The Grant amendment passed on a non-recorded vote of 67 to 48. Of course it still has to get through the Senate. The bill was advanced to final action and then “emergencied up” for a vote. The bill was ultimately passed after a lengthy “call of the House” on a vote of 64 to 60.

Senate adopts virtual schools conference committee report

The Senate followed along with the House in adopting the conference committee report on Senate Bill 669. This report contains the new funding formula for virtual schools (105% of BSAPP plus .25 weighting for non-proficient at-risk students in a virtual school with an approved at-risk program, AP class weighting for some rural students, and disaster stabilization aid for Greensburg, southeast Kansas ’ flooded areas, and Emporia.

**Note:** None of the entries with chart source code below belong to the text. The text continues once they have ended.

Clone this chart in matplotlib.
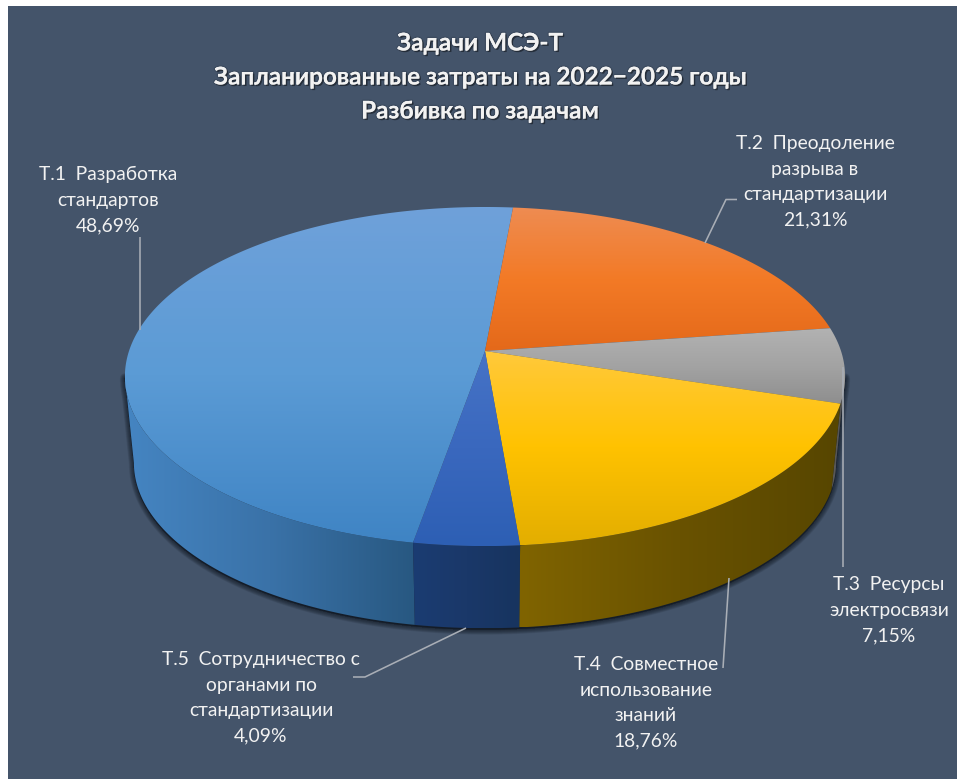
import numpy as np
import matplotlib
matplotlib.use("Agg")
import matplotlib.pyplot as plt
import matplotlib.patheffects as pe
from matplotlib.colors import to_rgb
from matplotlib.patches import Polygon, Rectangle

# ---------- data ----------
labels = ["Т.1  Разработка\nстандартов",
          "Т.2  Преодоление\nразрыва в\nстандартизации",
          "Т.3  Ресурсы\nэлектросвязи",
          "Т.4  Совместное\nиспользование\nзнаний",
          "Т.5  Сотрудничество с\nорганами по\nстандартизации"]
shares = [48.69, 21.31, 7.15, 18.76, 4.09]
title_lines = ["Задачи МСЭ-Т", "Запланированные затраты на 2022−2025 годы", "Разбивка по задачам"]

# ---------- style ----------
top_colors = [["#6FA1DA", "#5B9BD5", "#3F84C4"],
              ["#EE8C52", "#F37A26", "#E4691A"],
              ["#B2B2B2", "#A3A3A3", "#8E8E8E"],
              ["#FFC93C", "#FFC200", "#E3AE00"],
              ["#4673C6", "#3A68BE", "#2D5FB4"]]
wall_colors = [["#4585C2", "#3A72A8", "#285881"],
               ["#7A4A20", "#7A4A20", "#7A4A20"],
               ["#5A5A5A", "#555555", "#4E4E4E"],
               ["#806400", "#695200", "#574600"],
               ["#1B3C72", "#1A3869", "#17345F"]]
BG = "#44546A"
LEADER = "#A9AEB6"
FONT = ["Lato", "Open Sans", "DejaVu Sans"]

# perspective of the disc, in figure pixels
CX, CY, A, B, C = 485.0, 351.0, 356.0, 165.7, 0.1506
WALL_DY, WALL_SCALE = 87.0, 0.975
START_DEG = 5.2 - shares[0] * 3.6


def rim(theta_deg, scale=1.0, dy=0.0):
    t = np.radians(theta_deg)
    u, v = np.sin(t), np.cos(t)
    d = 1 + C * v
    return np.c_[CX + scale * A * u / d, CY + dy - scale * B * v / d]


def gradient(ax, poly_xy, stops, vertical, z):
    x0, y0 = poly_xy.min(axis=0)
    x1, y1 = poly_xy.max(axis=0)
    rgb = np.array([to_rgb(c) for c in stops])
    s = np.linspace(0, 1, 256)
    ramp = np.stack([np.interp(s, [0, .5, 1], rgb[:, i]) for i in range(3)], axis=-1)
    img = ramp[:, None, :] if vertical else ramp[None, :, :]
    im = ax.imshow(img, extent=(x0, x1, y1, y0), origin="upper", aspect="auto",
                   interpolation="bilinear", zorder=z)
    im.set_clip_path(Polygon(poly_xy, closed=True, transform=ax.transData))
    return im


fig = plt.figure(figsize=(9.57, 7.79), dpi=100, facecolor="white")
ax = fig.add_axes([0, 0, 1, 1])
ax.set_axis_off()
ax.add_patch(Rectangle((8, 6), 949, 773, fc=BG, ec="none", zorder=0))

edges = START_DEG + np.r_[0, np.cumsum(shares)] * 3.6

# visible (front) part of the side wall: between the two silhouette tangents
sweep = np.linspace(0, 360, 3601)
sweep_x = rim(sweep)[:, 0]
TH_RIGHT, TH_LEFT = sweep[np.argmax(sweep_x)], sweep[np.argmin(sweep_x)]

# drop shadow round the wall silhouette
front = np.linspace(TH_RIGHT, TH_LEFT, 400)
outline = np.vstack([rim(front), rim(front[::-1], WALL_SCALE, WALL_DY)])
for lw in np.arange(10, 0, -1.0):
    ax.add_patch(Polygon(outline + [0, 1.5], closed=True, fc="#10161F", ec="#10161F",
                         lw=lw * 0.72, alpha=0.085, joinstyle="round", zorder=1))

# side walls
for i in range(len(shares)):
    for off in (-360, 0, 360):
        lo_th = max(edges[i] + off, TH_RIGHT)
        hi_th = min(edges[i + 1] + off, TH_LEFT)
        if hi_th <= lo_th:
            continue
        th = np.linspace(lo_th, hi_th, 240)
        gradient(ax, np.vstack([rim(th), rim(th[::-1], WALL_SCALE, WALL_DY)]),
                 wall_colors[i], False, 2)

# top faces
apex = np.array([[CX, CY]])
for i in range(len(shares)):
    th = np.linspace(edges[i], edges[i + 1], 240)
    gradient(ax, np.vstack([apex, rim(th)]), top_colors[i], True, 3)

# leader lines
leaders = [[(139.5, 237), (139.5, 330)],
           [(705, 243), (726, 199.5), (737, 199.5)],
           [(843, 367), (843, 567)],
           [(729, 578), (723, 668)],
           [(466, 628), (365, 677), (353, 677)]]
for pts in leaders:
    p = np.array(pts)
    ax.plot(p[:, 0], p[:, 1], color=LEADER, lw=1.15, zorder=4, solid_capstyle="butt")

# data labels
label_xy = [(108, 174.5), (815, 143.5), (889, 584.5), (646, 664.5), (261, 659.5)]
LINE_STEP = 25.6
for lab, val, (x, y) in zip(labels, shares, label_xy):
    lines = lab.split("\n") + [f"{val:.2f}%".replace(".", ",")]
    for k, line in enumerate(lines):
        ax.text(x, y + k * LINE_STEP, line, ha="center", va="center", color="#F2F2F2",
                fontsize=13.9, family=FONT, zorder=5)

# title
for k, line in enumerate(title_lines):
    ax.text(480, 43 + k * 34, line, ha="center", va="center", color="#F2F2F2", fontsize=17.5,
            fontweight="bold", family=FONT, zorder=5,
            path_effects=[pe.withStroke(linewidth=2.0, foreground=(0, 0, 0, 0.10)),
                          pe.withSimplePatchShadow(offset=(1.1, -1.1), shadow_rgbFace="black", alpha=0.40)])

ax.set_xlim(0, 957)
ax.set_ylim(779, 0)
fig.savefig("out.png", dpi=100, facecolor="white")
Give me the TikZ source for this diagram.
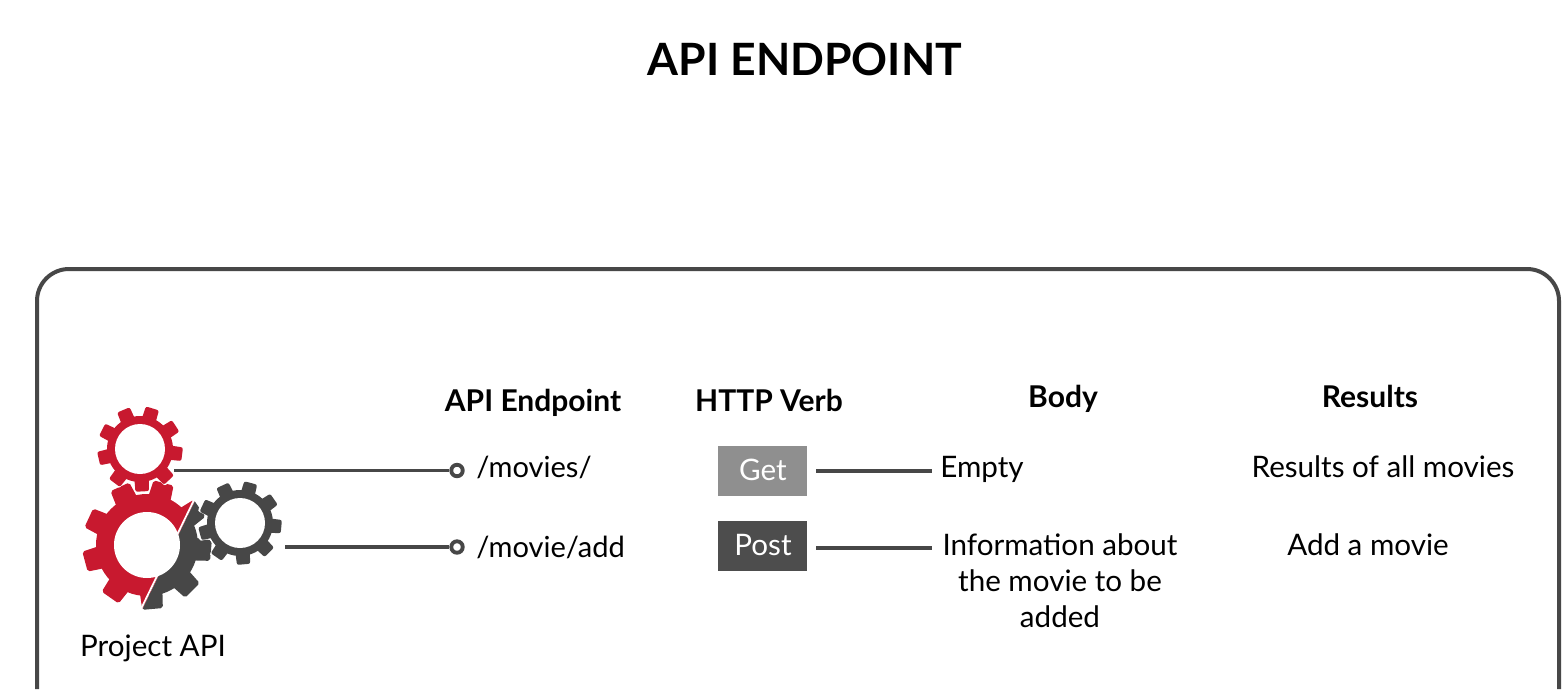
\documentclass[tikz,border=0pt]{standalone}
\usepackage{fontspec}
\setmainfont{Lato}
\usetikzlibrary{calc}
\definecolor{dk}{HTML}{474747}
\definecolor{gearred}{HTML}{C8192F}
\definecolor{getgray}{HTML}{8F8F8F}
\definecolor{postgray}{HTML}{4D4D4D}
\newcommand{\gearshape}[7]{% x,y,body r,outer r,teeth,phase,color
  \fill[#7] (#1,#2) circle[radius=#3];
  \foreach \i in {1,...,#5}{
    \pgfmathsetmacro{\aa}{#6+360*\i/#5}
    \pgfmathsetmacro{\wb}{120/#5}
    \pgfmathsetmacro{\wt}{82/#5}
    \fill[#7,rounded corners=1.5pt] ($(#1,#2)+(\aa-\wb:#3-2)$) -- ($(#1,#2)+(\aa-\wt:#4)$) -- ($(#1,#2)+(\aa+\wt:#4)$) -- ($(#1,#2)+(\aa+\wb:#3-2)$) -- cycle;
  }
}
\tikzset{
  x=0.75pt,y=-0.75pt,
  body/.style={font=\fontsize{22.2}{27}\selectfont,text=black,inner sep=0pt},
  pathtext/.style={font=\fontsize{21.8}{27}\selectfont,text=black,inner sep=0pt},
  head/.style={font=\fontsize{22.5}{27}\selectfont\bfseries,text=black,inner sep=0pt},
  wire/.style={draw=dk,line width=2.9pt},
  endring/.style={circle,draw=dk,line width=2.9pt,fill=white,minimum size=8.6pt,inner sep=0pt},
  verb/.style={minimum width=66.75pt,minimum height=37.5pt,inner sep=0pt},
  hole/.style={fill=white}
}
\begin{document}
\begin{tikzpicture}
\useasboundingbox (0,0) rectangle (1565,689);
\fill[white] (0,0) rectangle (1565,689);
\node[font=\fontsize{33.4}{40}\selectfont\bfseries,anchor=base,inner sep=0pt] (title) at (805,75) {API ENDPOINT};
\coordinate (fbl) at (37,689);
\coordinate (ftl) at (37,269);
\coordinate (ftr) at (1559,269);
\coordinate (fbr) at (1559,689);
\draw[draw=dk,line width=3pt,rounded corners=24pt] (fbl) -- (ftl) -- (ftr) -- (fbr);

% large split gear
\begin{scope}
  \clip (0,689) -- (0,380) -- (243,380) -- (193,505) -- (143,608) -- (143,689) -- cycle;
  \gearshape{147}{545}{51}{65}{9}{5}{gearred}
\end{scope}
\begin{scope}
  \clip (193,505) -- (143,608) -- (143,640) -- (260,640) -- (260,470) -- (210,470) -- cycle;
  \gearshape{147}{545}{51}{65}{9}{5}{dk}
\end{scope}
\draw[white,line width=1.3pt] (194.5,499) -- (140,611);
\fill[hole] (147,545) circle[radius=33];
% top gear, with its halo over the large gear
\gearshape{140}{449}{34.5}{44.5}{9}{7}{white}
\gearshape{140}{449}{33}{43}{9}{7}{gearred}
\fill[hole] (140,449) circle[radius=25];
% right gear, with its halo over the large gear
\gearshape{240}{523}{34.5}{44}{9}{5}{white}
\gearshape{240}{523}{33}{42}{9}{5}{dk}
\fill[hole] (240,523) circle[radius=25];

\node[body,anchor=base] (api) at (153,656) {Project API};

% column heads
\node[head,anchor=base] (h1) at (533,411) {API Endpoint};
\node[head,anchor=base] (h2) at (769,411) {HTTP Verb};
\node[head,anchor=base] (h3) at (1063,407) {Body};
\node[head,anchor=base] (h4) at (1370,407) {Results};

% endpoints
\coordinate (g1) at (174,470.5);
\coordinate (g2) at (285,547);
\node[endring] (r1) at (457,470.5) {};
\node[endring] (r2) at (457,547) {};
\draw[wire] (g1) -- (r1);
\draw[wire] (g2) -- (r2);
\node[pathtext,anchor=base west] (e1) at (476,477) {/movies/};
\node[pathtext,anchor=base west] (e2) at (476,557) {/movie/add};

% verbs
\node[verb,fill=getgray] (get) at (762.5,471) {};
\node[verb,fill=postgray] (post) at (762.5,546) {};
\node[body,text=white,anchor=base] (gett) at (763,480) {Get};
\node[body,text=white,anchor=base] (postt) at (763,555) {Post};

% body
\node[body,anchor=base west] (b1) at (940,477) {Empty};
\node[body,align=center,anchor=center] (b2) at (1060,581) {Information about\\the movie to be\\added};
\coordinate (v1) at (816,471);
\coordinate (v2) at (816,548);
\coordinate (w1) at (932,471);
\coordinate (w2) at (932,548);
\draw[wire] (v1) -- (w1);
\draw[wire] (v2) -- (w2);

% results
\node[body,anchor=base] (c1) at (1383,477) {Results of all movies};
\node[body,anchor=base] (c2) at (1368,555) {Add a movie};
\end{tikzpicture}
\end{document}
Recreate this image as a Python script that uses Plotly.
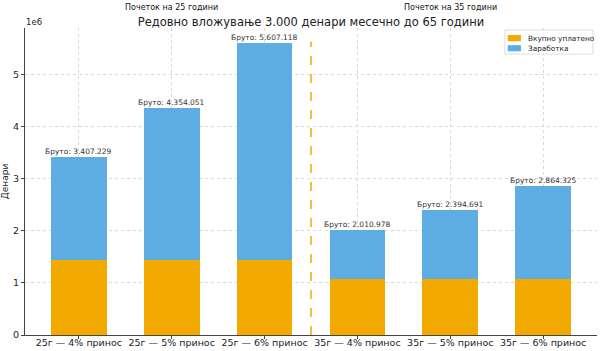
import plotly.graph_objects as go

categories = ["25г — 4% принос", "25г — 5% принос", "25г — 6% принос",
              "35г — 4% принос", "35г — 5% принос", "35г — 6% принос"]
paid = [1440000, 1440000, 1440000, 1080000, 1080000, 1080000]
gross = [3407229, 4354051, 5607118, 2010978, 2394691, 2864325]
earnings = [g - p for g, p in zip(gross, paid)]
gross_labels = ["Бруто: " + f"{g:,}".replace(",", ".") for g in gross]
series_names = ["Вкупно уплатено", "Заработка"]
y_ticks = [0, 1e6, 2e6, 3e6, 4e6, 5e6]
y_tick_text = ["0", "1", "2", "3", "4", "5"]

ORANGE = "#F2A900"
BLUE = "#5DADE2"
COLORS = [ORANGE, BLUE]
FONT = "DejaVu Sans"

x = list(range(len(categories)))
fig = go.Figure()
for name, vals, col in zip(series_names, [paid, earnings], COLORS):
    fig.add_trace(go.Bar(x=x, y=vals, name=name, marker_color=col,
                         marker_line_width=0, width=0.6, showlegend=False))

for xi, g, lab in zip(x, gross, gross_labels):
    fig.add_annotation(x=xi, y=g, text=lab, showarrow=False, yanchor="bottom",
                       yshift=-1, font=dict(size=7.5, color="#333", family=FONT))

ymax = max(gross) * 1.05
fig.add_shape(type="line", x0=2.5, x1=2.5, y0=0, y1=0.955, xref="x", yref="y domain",
              line=dict(color=ORANGE, width=1.5, dash="dash"))

for xi, txt in [(1, "Почеток на 25 години"), (4, "Почеток на 35 години")]:
    fig.add_annotation(x=xi, y=1.068, xref="x", yref="paper", text=txt,
                       showarrow=False, yanchor="middle",
                       font=dict(size=8, color="#111", family=FONT))
fig.add_annotation(x=0, y=1.0, xref="paper", yref="paper", text="1e6", showarrow=False,
                   xanchor="left", yanchor="bottom", yshift=-1, xshift=-1,
                   font=dict(size=8.5, color="#222", family=FONT))

# custom compact legend (upper right)
fig.add_shape(type="rect", xref="paper", yref="paper", x0=0.839, x1=0.993, y0=0.915, y1=0.9935,
              line=dict(color="#dddddd", width=1), fillcolor="rgba(255,255,255,0.85)")
for i, (name, col) in enumerate(zip(series_names, COLORS)):
    yc = 0.967 - i * 0.033
    fig.add_shape(type="rect", xref="paper", yref="paper", x0=0.844, x1=0.867,
                  y0=yc - 0.01, y1=yc + 0.01, line=dict(width=0), fillcolor=col)
    fig.add_annotation(x=0.876, y=yc, xref="paper", yref="paper", text=name,
                       showarrow=False, xanchor="left", yanchor="middle",
                       font=dict(size=7.3, color="#222", family=FONT))

fig.update_layout(
    width=602, height=351,
    margin=dict(l=25, r=5, t=28, b=16),
    barmode="stack",
    plot_bgcolor="white", paper_bgcolor="white",
    font=dict(family=FONT, color="#222"),
    title=dict(text="Редовно вложување 3.000 денари месечно до 65 години",
               x=0.5, xref="paper", y=1.0, yref="paper", yanchor="bottom",
               pad=dict(b=2), font=dict(size=11.5, family=FONT, color="#222")),
    showlegend=False,
)
fig.update_xaxes(range=[-0.58, 5.58], tickmode="array", tickvals=x, ticktext=categories,
                 showgrid=True, gridcolor="#d8d8d8", griddash="dot", gridwidth=0.8,
                 showline=True, linecolor="#444", linewidth=1, ticks="outside", ticklen=3,
                 tickcolor="#444", tickfont=dict(size=9.5, family=FONT, color="#222"),
                 ticklabelstandoff=-4,
                 zeroline=False, automargin=False)
fig.update_yaxes(range=[0, ymax], tickmode="array", tickvals=y_ticks, ticktext=y_tick_text,
                 showgrid=True, gridcolor="#d8d8d8", griddash="dot", gridwidth=0.8,
                 showline=True, linecolor="#444", linewidth=1, ticks="outside", ticklen=3,
                 tickcolor="#444", tickfont=dict(size=9.5, family=FONT, color="#222"),
                 zeroline=False, automargin=False,
                 title=dict(text="Денари", standoff=4, font=dict(size=9, family=FONT, color="#222")))

fig.write_html("out.html")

The report now goes to the Governor.

Should Kansas have “de-coupled?”

A portion of the House budget debate was focused on how the state got into the budget mess they are. Of course, a lot of folks have been saying for some time now that the willy-nilly way in which the legislature considers tax policy was bound to lead to trouble. The fact is that they are way too happy to pass almost any tax cut the Kansas Chamber or Americans for Prosperity puts forward and pass the responsibility of paying for services onto local units of government that have no other option but to raise local residential property taxes.

The result is an out of balance tax system that is way too vulnerable to fluctuations in the economy thus creating these periods of budget crisis. Even when they get into trouble they try to buy their way out with additional business tax breaks.

One issue that was raised in today’s debate was why the legislature did not “decouple” from the federal tax code when it came to a large business tax cut in the federal economic stimulus package. You know that package that will give you a check from the feds to spend us out of our economic woes? It also includes some other provisions including a big business tax cut. Because the Kansas tax code – like most state tax codes – is tied (“coupled”) to the federal tax code, business gets the same break against their state taxes. It will cost the state about $87 million in lost revenue.

State Senator Marci Francisco (D-Lawrence) introduced legislation to temporarily de-couple that provision of the state tax code from the federal tax code – business would get the federal tax break but not the state one – but her bill went nowhere.

This is all in the context as well of a legislative post audit study that came to the conclusion that they could not find any benefit to the state from $1.5 billion of tax cuts or direct aid to businesses over the past five years! That post audit study, by the way, has mysteriously disappeared from the state’s web site.

All of this is why KNEA, KASB, and Kansas Action for Children have been calling for the establishment of a non-partisan tax modernization commission to bring recommendations for change.

 

Both Chambers are now in recess and will return later tonight.